Осознание Времени предполагает понимание удаленности и близости событий в «географии» глубокого времени. Фокусироваться только на возрасте Земли – все равно что описывать симфонию по общему количеству тактов. Без фактора времени симфония – просто нагромождение звуков; длительность нот и развертывание музыкальных тем во времени – вот что придает ей форму и содержание. Точно так же величие истории Земли заключается в постепенном развертывании, переплетении мелодий и ритмов многочисленных процессов, в которые порой вторгаются короткие стремительные мотивы, наслаивающиеся обертонами на сложную симфоническую композицию истории планеты. Сегодня мы знаем, что далеко не все геологические процессы протекают ларгиссимо (в самом медленном темпе), как считалось когда-то: горы растут со скоростью, которую теперь вполне можно измерить в режиме реального времени, а ускорение темпов изменения климатической системы удивляет даже тех, кто изучал ее всего лишь в течение нескольких десятилетий.

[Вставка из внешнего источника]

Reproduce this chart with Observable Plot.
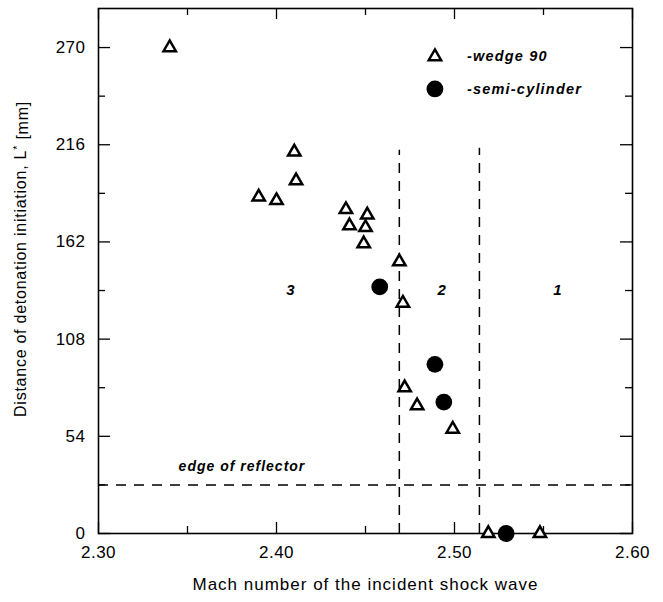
<!DOCTYPE html>
<html><head><meta charset="utf-8">
<script src="https://cdn.jsdelivr.net/npm/d3@7"></script>
<script src="https://cdn.jsdelivr.net/npm/@observablehq/plot@0.6"></script>
<style>
body{margin:0;background:#fff}
svg text{letter-spacing:0.5px}
</style>
</head><body><div id="chart"></div>
<script>
// Data
const wedgeMach = [2.340, 2.410, 2.411, 2.390, 2.400, 2.439, 2.451, 2.441, 2.450, 2.449, 2.469, 2.471, 2.472, 2.479, 2.499, 2.519, 2.548];
const wedgeL    = [270,   212,   196,   187,   185,   180,   177,   171,   170,   161,   151,   128,   81,    71,    58,    0,     0];
const cylMach = [2.458, 2.489, 2.494, 2.529];
const cylL    = [137,   94,    73,    0];

const xMajor = [2.30, 2.40, 2.50, 2.60];
const xMinor = [2.35, 2.45, 2.55];
const yMajor = [0, 54, 108, 162, 216, 270];
const yMinor = [27, 81, 135, 189, 243];

const regionMach = [2.408, 2.493, 2.558];
const regionL = [135, 135, 135];
const regionNames = ["3", "2", "1"];

const boundaryMach = [2.469, 2.514];
const boundaryTop = [213, 214];
const reflectorL = 27;

const legendNames = ["-wedge 90", "-semi-cylinder"];
const legendMarkX = 2.489;
const legendTextX = 2.507;
const legendY = [265, 247];

const annotation = {text: "edge of reflector", x: 2.345, y: 37};

const W = 663, H = 602, mL = 98, mR = 31, mT = 8, mB = 69;
const innerW = W - mL - mR, innerH = H - mT - mB;

const wedge = wedgeMach.map((m, i) => ({m, L: wedgeL[i]}));
const cyl = cylMach.map((m, i) => ({m, L: cylL[i]}));
const bounds = boundaryMach.map((m, i) => ({m, top: boundaryTop[i]}));
const regions = regionMach.map((m, i) => ({m, L: regionL[i], t: regionNames[i]}));

const chart = Plot.plot({
  width: W, height: H,
  marginLeft: mL, marginRight: mR, marginTop: mT, marginBottom: mB,
  style: {fontFamily: "'Liberation Sans', Arial, sans-serif", fontSize: "17px", color: "black", background: "white"},
  x: {domain: [2.30, 2.60]},
  y: {domain: [0, 291.7]},
  marks: [
    // inward ticks
    Plot.ruleX(xMajor, {x: d => d, insetTop: innerH - 11, strokeWidth: 1.3}),
    Plot.ruleX(xMinor, {x: d => d, insetTop: innerH - 7, strokeWidth: 1.3}),
    Plot.ruleX(xMajor, {x: d => d, insetBottom: innerH - 11, strokeWidth: 1.3}),
    Plot.ruleX(xMinor, {x: d => d, insetBottom: innerH - 7, strokeWidth: 1.3}),
    Plot.ruleY(yMajor, {y: d => d, insetRight: innerW - 12, strokeWidth: 1.3}),
    Plot.ruleY(yMinor, {y: d => d, insetRight: innerW - 7, strokeWidth: 1.3}),
    Plot.ruleY(yMajor, {y: d => d, insetLeft: innerW - 12, strokeWidth: 1.3}),
    Plot.ruleY(yMinor, {y: d => d, insetLeft: innerW - 7, strokeWidth: 1.3}),
    // dashed region boundaries
    Plot.ruleX(bounds, {x: "m", y1: 0, y2: "top", strokeWidth: 1.5, strokeDasharray: "10,8"}),
    Plot.ruleY([reflectorL], {y: d => d, strokeWidth: 1.5, strokeDasharray: "10,8"}),
    Plot.frame({strokeWidth: 1.6}),
    Plot.axisX(xMajor, {tickSize: 0, tickPadding: 12, tickFormat: d3.format(".2f"), fontSize: 17,
      label: "Mach number of the incident shock wave", labelAnchor: "center", labelOffset: 56, labelArrow: "none"}),
    Plot.axisY(yMajor, {tickSize: 0, tickPadding: 13, tickFormat: d => String(d), fontSize: 17,
      label: "Distance of detonation initiation, L* [mm]", labelAnchor: "center", labelOffset: 84, labelArrow: "none"}),
    // data
    Plot.dot(wedge, {x: "m", y: "L", symbol: "triangle", r: 4.6, fill: "white", stroke: "black", strokeWidth: 2.5}),
    Plot.dot(cyl, {x: "m", y: "L", symbol: "circle", r: 8.4, fill: "black", stroke: "black", strokeWidth: 0}),
    // legend
    Plot.dot([legendY[0]], {x: legendMarkX, y: d => d, symbol: "triangle", r: 4.6, fill: "white", stroke: "black", strokeWidth: 2.5}),
    Plot.dot([legendY[1]], {x: legendMarkX, y: d => d, symbol: "circle", r: 8.4, fill: "black"}),
    Plot.text(legendNames, {x: legendTextX, y: (d, i) => legendY[i], text: d => d, textAnchor: "start",
      fontSize: 14.5, fontWeight: "bold", fontStyle: "italic"}),
    // annotations
    Plot.text([annotation], {x: "x", y: "y", text: "text", textAnchor: "start", fontSize: 14, fontWeight: "bold", fontStyle: "italic"}),
    Plot.text(regions, {x: "m", y: "L", text: "t", fontSize: 15, fontWeight: "bold", fontStyle: "italic"})
  ]
});

document.getElementById("chart").appendChild(chart);

// letter spacing of italic labels and axis titles, superscript asterisk in the y-axis title
d3.select(chart).selectAll("text").each(function() {
  const t = d3.select(this);
  const s = this.textContent;
  if (s === "-wedge 90" || s === "-semi-cylinder") t.style("letter-spacing", "1.2px");
  if (s === "edge of reflector") t.style("letter-spacing", "1px");
  if (s === "Mach number of the incident shock wave") t.style("letter-spacing", "1px");
  if (s === "Distance of detonation initiation, L* [mm]") {
    t.style("font-size", "16px").style("letter-spacing", "0.75px");
    t.text(null);
    t.append("tspan").attr("dx", 12).text("Distance of detonation initiation, L");
    t.append("tspan").attr("dy", "-0.45em").attr("font-size", "11px").text("*");
    t.append("tspan").attr("dy", "0.45em").text(" [mm]");
  }
});
</script>
</body></html>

Тем не менее меня успокаивает мысль о том, что мы живем на очень старой, испытанной временем, стабильной планете, а не на молодом, незрелом и ненадежном астрономическом теле. Мое существование как землянина невероятно обогащается осознанием древней истории Земли со всем многообразием протекавших на ней процессов и населявших ее обитателей. Понимание причин морфологии того или иного ландшафта аналогично озарению, которое испытывает человек, узнавая этимологию привычного слова. Перед вами словно открывается окно, позволяющее заглянуть в далекое, но узнаваемое прошлое – будто вы вспоминаете что-то давно забытое. Это наделяет мир магической многослойностью и глубиной, фундаментально меняя то, как мы воспринимаем наше место в нем. И хотя присущее людям стремление отрицать время в силу человеческого тщеславия, экзистенциальной тревоги или интеллектуального снобизма в какой-то мере понятно и простительно, мы принижаем сами себя, отказываясь признавать нашу связь со Временем. Насколько бы притягательным ни было обманчивое очарование вневременности, в осознании временно́й сущности нашего бытия кроется куда более таинственная и глубокая красота.